The leaders were expected to work late into Sunday night, examining reports about increases in gun violence and drug trafficking and discuss the problem of Caribbean natives who are deported after serving time in prisons abroad, said Caribbean Community spokesman Leonard Robertson.
``Crime and security had a lot to with the activities on Sunday,'' Robertson said, saying the leaders were in a private caucus, but more details would be available Monday.
More than 3,000 Caribbean-born convicts were sent home by U.S., British and Canadian immigration officials last year. Some leaders have blamed deportees as contributing to increasing violent crime, such as Jamaica's record 1,138 homicides last year among its 2.6 million population.
On Tuesday, the leaders from the 14-member Caricom trade bloc are to meet with six Central American leaders to discuss better cooperation and trade.
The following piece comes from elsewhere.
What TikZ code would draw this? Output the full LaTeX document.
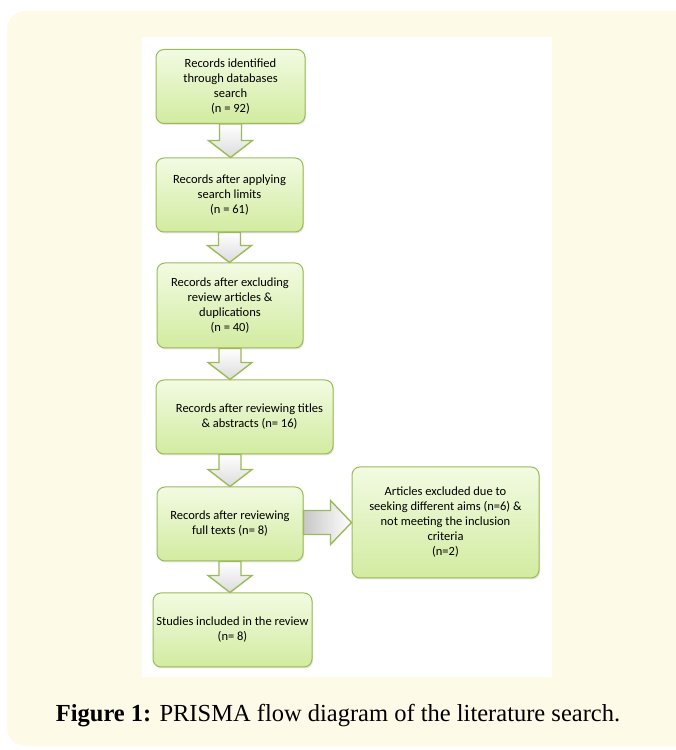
\documentclass[tikz,border=0pt]{standalone}
\usepackage{fontspec}
\setmainfont{Liberation Serif}
\newfontfamily\boxfont{Carlito}
\usetikzlibrary{calc,shadows}
\definecolor{cream}{HTML}{FEFAE8}
\definecolor{olive}{HTML}{9BBB59}
\definecolor{lightgreen}{HTML}{F2FBE2}
\definecolor{midgreen}{HTML}{D2EBA0}

% block arrows between boxes
\newcommand{\downblock}[2]{%
	\draw[blockarrow, top color=white, bottom color=black!14] let \p1=(#1), \p2=(#2) in
	(\x1-11pt,\y1) -- (\x1+11pt,\y1) -- (\x1+11pt,\y2+17pt) -- (\x1+22pt,\y2+17pt)
	-- (\x1,\y2) -- (\x1-22pt,\y2+17pt) -- (\x1-11pt,\y2+17pt) -- cycle;}
\newcommand{\rightblock}[2]{%
	\draw[blockarrow, left color=black!22, right color=white] let \p1=(#1), \p2=(#2) in
	(\x1,\y2+12pt) -- (\x2-21pt,\y2+12pt) -- (\x2-21pt,\y2+22pt) -- (\x2,\y2)
	-- (\x2-21pt,\y2-22pt) -- (\x2-21pt,\y2-12pt) -- (\x1,\y2-12pt) -- cycle;}

\begin{document}
\begin{tikzpicture}[x=1pt, y=1pt, line join=round]
	\tikzset{box/.style={rounded corners=8pt, draw=olive, line width=1pt, top color=lightgreen, bottom color=midgreen,
			drop shadow={opacity=0.2, shadow xshift=1pt, shadow yshift=-1.5pt},
			font=\boxfont\fontsize{12.5}{15}\selectfont, align=center, inner sep=2pt},
		blockarrow/.style={draw=olive, line width=1.4pt, line join=miter}}
	\clip (0,0) rectangle (676,750);
	\fill[cream, rounded corners=18pt] (7,4) rectangle (700,739);
	\fill[white] (142,73) rectangle (552,713);
	
	\node[box, minimum width=149, minimum height=74] (ident) at (230.5,663.5) {Records identified\\through databases\\search\\(n = 92)};
	\node[box, minimum width=147, minimum height=74] (limits) at (229.5,555) {Records after applying\\search limits\\(n = 61)};
	\node[box, minimum width=146, minimum height=85] (excl) at (230,444.5) {Records after excluding\\review articles \&\\duplications\\(n = 40)};
	\node[box, minimum width=177, minimum height=74] (titles) at (244.5,333) {\hspace*{10pt}Records after reviewing titles\\\hspace*{10pt}\& abstracts (n= 16)};
	\node[box, minimum width=146, minimum height=74] (full) at (230,226) {Records after reviewing\\full texts (n= 8)};
	\node[box, minimum width=187, minimum height=111] (out) at (445.5,227.5) {Articles excluded due to\\seeking different aims (n=6) \&\\not meeting the inclusion\\criteria\\(n=2)};
	\node[box, minimum width=159, minimum height=74] (incl) at (232.5,120) {Studies included in the review\\(n= 8)};
	
	\downblock{ident.south}{limits.north}
	\downblock{limits.south}{excl.north}
	\downblock{excl.south}{titles.north}
	\downblock{titles.south -| full.north}{full.north}
	\downblock{full.south}{incl.north}
	\rightblock{full.east}{out.west}
	
	\node[font=\fontsize{24.5}{28}\selectfont] (cap) at (338,34) {\textbf{Figure 1:} PRISMA flow diagram of the literature search.};
\end{tikzpicture}
\end{document}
The Caribbean leaders also are expected to discuss political crises in Haiti and Trinidad during their summit. Caricom just finished a fact-finding mission last week in Haiti, where it has been encouraging the government and opposition to hold talks.
The government of President Jean-Bertrand Aristide and the opposition disagree on the specifics of holding new elections to make up for flawed local and legislative votes in 2000. Hundreds of millions of dollars in international aid has been suspended until an agreement is reached.
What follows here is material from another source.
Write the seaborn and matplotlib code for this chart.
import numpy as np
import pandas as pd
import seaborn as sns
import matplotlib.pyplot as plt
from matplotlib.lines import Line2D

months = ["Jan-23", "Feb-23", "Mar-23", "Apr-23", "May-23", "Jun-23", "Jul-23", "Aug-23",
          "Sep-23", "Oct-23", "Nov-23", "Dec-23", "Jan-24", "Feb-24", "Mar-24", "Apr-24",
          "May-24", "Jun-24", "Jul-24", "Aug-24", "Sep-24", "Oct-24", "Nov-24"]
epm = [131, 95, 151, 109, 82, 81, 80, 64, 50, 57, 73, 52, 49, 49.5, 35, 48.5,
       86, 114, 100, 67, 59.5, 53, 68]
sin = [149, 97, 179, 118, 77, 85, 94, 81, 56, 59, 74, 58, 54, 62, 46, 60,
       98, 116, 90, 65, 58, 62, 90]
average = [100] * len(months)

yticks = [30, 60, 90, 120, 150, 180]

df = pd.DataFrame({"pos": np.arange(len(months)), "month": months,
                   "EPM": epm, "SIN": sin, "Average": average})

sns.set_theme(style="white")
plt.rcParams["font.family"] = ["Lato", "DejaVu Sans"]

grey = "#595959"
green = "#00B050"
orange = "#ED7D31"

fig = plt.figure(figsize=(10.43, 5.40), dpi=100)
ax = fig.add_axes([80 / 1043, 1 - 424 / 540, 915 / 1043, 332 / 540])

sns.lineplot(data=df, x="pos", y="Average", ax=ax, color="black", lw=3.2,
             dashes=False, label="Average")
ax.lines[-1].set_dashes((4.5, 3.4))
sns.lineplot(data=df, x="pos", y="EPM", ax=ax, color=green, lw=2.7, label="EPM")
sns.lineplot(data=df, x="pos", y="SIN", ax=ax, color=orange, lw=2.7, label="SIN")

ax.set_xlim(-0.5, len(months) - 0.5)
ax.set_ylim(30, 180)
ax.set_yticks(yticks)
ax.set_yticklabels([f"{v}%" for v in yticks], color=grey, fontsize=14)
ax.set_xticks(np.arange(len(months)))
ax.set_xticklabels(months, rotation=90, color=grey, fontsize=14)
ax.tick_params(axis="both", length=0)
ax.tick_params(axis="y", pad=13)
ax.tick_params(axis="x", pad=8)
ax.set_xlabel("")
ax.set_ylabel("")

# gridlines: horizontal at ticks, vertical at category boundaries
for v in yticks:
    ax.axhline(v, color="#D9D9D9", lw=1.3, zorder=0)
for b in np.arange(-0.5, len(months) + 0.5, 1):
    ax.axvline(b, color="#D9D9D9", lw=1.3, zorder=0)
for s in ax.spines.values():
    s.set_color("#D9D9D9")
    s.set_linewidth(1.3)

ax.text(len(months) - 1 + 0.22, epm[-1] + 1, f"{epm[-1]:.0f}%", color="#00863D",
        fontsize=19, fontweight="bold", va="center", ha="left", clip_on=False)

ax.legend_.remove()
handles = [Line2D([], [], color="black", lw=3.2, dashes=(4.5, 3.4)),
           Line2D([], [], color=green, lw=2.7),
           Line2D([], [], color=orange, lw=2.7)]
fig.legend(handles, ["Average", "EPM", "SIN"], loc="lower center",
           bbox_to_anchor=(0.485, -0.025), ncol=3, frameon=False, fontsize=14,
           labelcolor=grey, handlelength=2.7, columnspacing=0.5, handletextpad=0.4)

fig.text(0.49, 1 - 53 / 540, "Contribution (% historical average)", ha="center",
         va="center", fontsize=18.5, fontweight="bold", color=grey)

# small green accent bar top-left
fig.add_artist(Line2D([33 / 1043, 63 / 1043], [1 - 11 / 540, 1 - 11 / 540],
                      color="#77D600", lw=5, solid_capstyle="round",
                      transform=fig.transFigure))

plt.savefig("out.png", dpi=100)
While many heads of state from the region were expected to attend, Aristide and Prime Minister Patrick Manning of Trinidad were not on the list for the meeting - the first of two official summits the community holds each year.
Trinidad and Tobago's leaders are locked in a political crisis following general elections in December that resulted in 18 parliamentary seats each for the country's two main parties.
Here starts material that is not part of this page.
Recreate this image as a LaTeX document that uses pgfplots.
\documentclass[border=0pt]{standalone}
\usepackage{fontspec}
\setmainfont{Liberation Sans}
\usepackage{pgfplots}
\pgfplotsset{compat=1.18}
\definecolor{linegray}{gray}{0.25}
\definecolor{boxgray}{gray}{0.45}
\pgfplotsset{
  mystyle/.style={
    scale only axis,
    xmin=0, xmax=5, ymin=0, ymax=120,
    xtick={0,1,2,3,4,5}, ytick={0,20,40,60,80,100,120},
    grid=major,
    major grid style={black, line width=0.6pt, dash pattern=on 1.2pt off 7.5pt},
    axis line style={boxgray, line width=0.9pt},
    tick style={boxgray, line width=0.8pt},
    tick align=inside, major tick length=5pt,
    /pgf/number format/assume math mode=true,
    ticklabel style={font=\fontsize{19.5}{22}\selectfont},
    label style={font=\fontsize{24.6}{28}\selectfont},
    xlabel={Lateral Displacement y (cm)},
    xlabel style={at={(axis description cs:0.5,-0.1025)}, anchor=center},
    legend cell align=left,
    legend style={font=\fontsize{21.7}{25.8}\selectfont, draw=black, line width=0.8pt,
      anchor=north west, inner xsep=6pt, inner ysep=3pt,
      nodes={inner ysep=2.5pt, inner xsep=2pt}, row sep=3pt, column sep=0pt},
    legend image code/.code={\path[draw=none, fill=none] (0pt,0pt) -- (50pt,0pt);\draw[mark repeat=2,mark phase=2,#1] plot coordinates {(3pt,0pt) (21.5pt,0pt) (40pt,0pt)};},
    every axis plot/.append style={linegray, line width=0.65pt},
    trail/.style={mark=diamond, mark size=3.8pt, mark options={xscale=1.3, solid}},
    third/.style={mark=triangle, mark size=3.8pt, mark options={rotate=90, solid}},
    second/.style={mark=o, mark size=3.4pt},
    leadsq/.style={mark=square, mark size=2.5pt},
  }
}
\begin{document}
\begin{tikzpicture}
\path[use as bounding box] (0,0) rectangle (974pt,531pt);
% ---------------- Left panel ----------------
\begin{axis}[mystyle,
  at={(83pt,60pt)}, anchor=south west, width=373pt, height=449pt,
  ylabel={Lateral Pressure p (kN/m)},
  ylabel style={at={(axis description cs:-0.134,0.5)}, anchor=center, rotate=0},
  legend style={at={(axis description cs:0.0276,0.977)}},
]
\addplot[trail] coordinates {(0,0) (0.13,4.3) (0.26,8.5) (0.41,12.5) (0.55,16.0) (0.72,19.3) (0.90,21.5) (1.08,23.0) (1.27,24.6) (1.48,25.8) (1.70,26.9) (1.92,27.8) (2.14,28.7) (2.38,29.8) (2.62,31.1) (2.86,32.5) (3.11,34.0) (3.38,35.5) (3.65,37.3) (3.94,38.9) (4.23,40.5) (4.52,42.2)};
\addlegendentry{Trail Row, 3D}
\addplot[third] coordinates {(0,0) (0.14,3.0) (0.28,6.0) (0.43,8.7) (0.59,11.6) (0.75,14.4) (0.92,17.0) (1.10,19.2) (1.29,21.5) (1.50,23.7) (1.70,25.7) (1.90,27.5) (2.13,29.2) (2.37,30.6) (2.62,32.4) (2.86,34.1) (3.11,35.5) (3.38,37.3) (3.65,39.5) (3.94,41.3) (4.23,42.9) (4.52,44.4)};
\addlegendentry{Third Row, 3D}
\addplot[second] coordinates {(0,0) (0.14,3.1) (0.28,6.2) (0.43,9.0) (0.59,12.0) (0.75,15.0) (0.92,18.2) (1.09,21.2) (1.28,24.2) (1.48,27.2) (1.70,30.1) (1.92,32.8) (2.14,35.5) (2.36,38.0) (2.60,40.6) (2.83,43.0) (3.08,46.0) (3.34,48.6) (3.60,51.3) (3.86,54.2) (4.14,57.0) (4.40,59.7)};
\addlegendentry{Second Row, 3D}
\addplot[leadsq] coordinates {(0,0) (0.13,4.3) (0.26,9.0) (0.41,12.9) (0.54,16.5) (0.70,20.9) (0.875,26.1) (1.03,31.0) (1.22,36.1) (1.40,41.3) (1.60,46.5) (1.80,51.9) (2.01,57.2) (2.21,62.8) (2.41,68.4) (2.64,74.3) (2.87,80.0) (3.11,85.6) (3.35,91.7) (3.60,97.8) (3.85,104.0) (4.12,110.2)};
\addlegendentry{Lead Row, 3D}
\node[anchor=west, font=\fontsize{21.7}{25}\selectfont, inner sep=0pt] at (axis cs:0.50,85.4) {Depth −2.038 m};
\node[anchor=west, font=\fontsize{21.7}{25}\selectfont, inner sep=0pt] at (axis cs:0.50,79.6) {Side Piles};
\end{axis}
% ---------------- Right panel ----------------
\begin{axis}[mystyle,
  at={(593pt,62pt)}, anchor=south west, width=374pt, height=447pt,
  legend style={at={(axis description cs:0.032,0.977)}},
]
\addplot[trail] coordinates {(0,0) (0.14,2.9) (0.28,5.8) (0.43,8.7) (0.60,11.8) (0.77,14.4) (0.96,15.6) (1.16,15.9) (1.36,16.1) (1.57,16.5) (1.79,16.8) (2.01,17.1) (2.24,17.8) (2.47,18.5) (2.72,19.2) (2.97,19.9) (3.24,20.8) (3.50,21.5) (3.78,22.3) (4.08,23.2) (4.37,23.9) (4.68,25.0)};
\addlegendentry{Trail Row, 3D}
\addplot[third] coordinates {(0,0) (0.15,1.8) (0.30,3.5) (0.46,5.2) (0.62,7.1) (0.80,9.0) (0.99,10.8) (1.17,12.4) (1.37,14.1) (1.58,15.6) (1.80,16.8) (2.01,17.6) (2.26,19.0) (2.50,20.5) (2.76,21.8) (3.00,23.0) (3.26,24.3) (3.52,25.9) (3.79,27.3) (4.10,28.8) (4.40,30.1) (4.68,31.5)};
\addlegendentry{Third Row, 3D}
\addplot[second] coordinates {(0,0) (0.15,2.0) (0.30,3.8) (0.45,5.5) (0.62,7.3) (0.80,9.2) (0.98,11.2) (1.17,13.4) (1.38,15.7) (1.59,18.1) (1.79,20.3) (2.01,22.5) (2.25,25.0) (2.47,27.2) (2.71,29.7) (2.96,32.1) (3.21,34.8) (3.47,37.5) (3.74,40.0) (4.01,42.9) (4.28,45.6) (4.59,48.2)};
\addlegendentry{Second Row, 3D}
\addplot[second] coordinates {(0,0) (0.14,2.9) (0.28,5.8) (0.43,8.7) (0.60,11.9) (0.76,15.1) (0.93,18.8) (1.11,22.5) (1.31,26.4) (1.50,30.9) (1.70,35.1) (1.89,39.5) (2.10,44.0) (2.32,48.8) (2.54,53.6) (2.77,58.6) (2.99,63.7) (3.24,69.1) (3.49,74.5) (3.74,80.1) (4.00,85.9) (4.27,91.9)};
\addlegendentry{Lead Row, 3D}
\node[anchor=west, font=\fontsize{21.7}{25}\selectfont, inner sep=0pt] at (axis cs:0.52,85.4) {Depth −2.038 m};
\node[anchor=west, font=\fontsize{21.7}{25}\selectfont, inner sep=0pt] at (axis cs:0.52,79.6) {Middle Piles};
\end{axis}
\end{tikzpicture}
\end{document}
A Caribbean Community mission, led by Prime Minister Hubert Ingraham of the Bahamas, was in Trinidad late last month to examine the situation and urge compromise.
Manning and his rival, former Prime Minister Basdeo Panday, had agreed to hold new elections within the year, but they have clashed on the question of sharing power in the meantime.
Haiti is an urgent topic for leaders at the summit due to increased tensions in the impoverished country since a Dec. 17 attack on the National Palace that the government described as a coup attempt. At least 10 were killed in the assault and subsequent violence.
Haiti was accepted as an associate member of the Caribbean Community in 1997 and will become a full member as soon as its parliament ratifies the move. Haiti's population of 8.2 million would make it the community's most populous member.
The delegations at the summit also are to look at a report recommending that the Barbados-based Caribbean Media Corp. receive regional support from governments following its collapse last month amid mounting debts.
Meanwhile, the Cayman Islands is set to join the Turks and Caicos Islands, the British Virgin Islands and Anguilla in becoming an associate member of the Community. The agreement will be signed on Sunday.
A similar application by the mid-Atlantic British island of Bermuda is expected to be approved at the annual July conference in Guyana.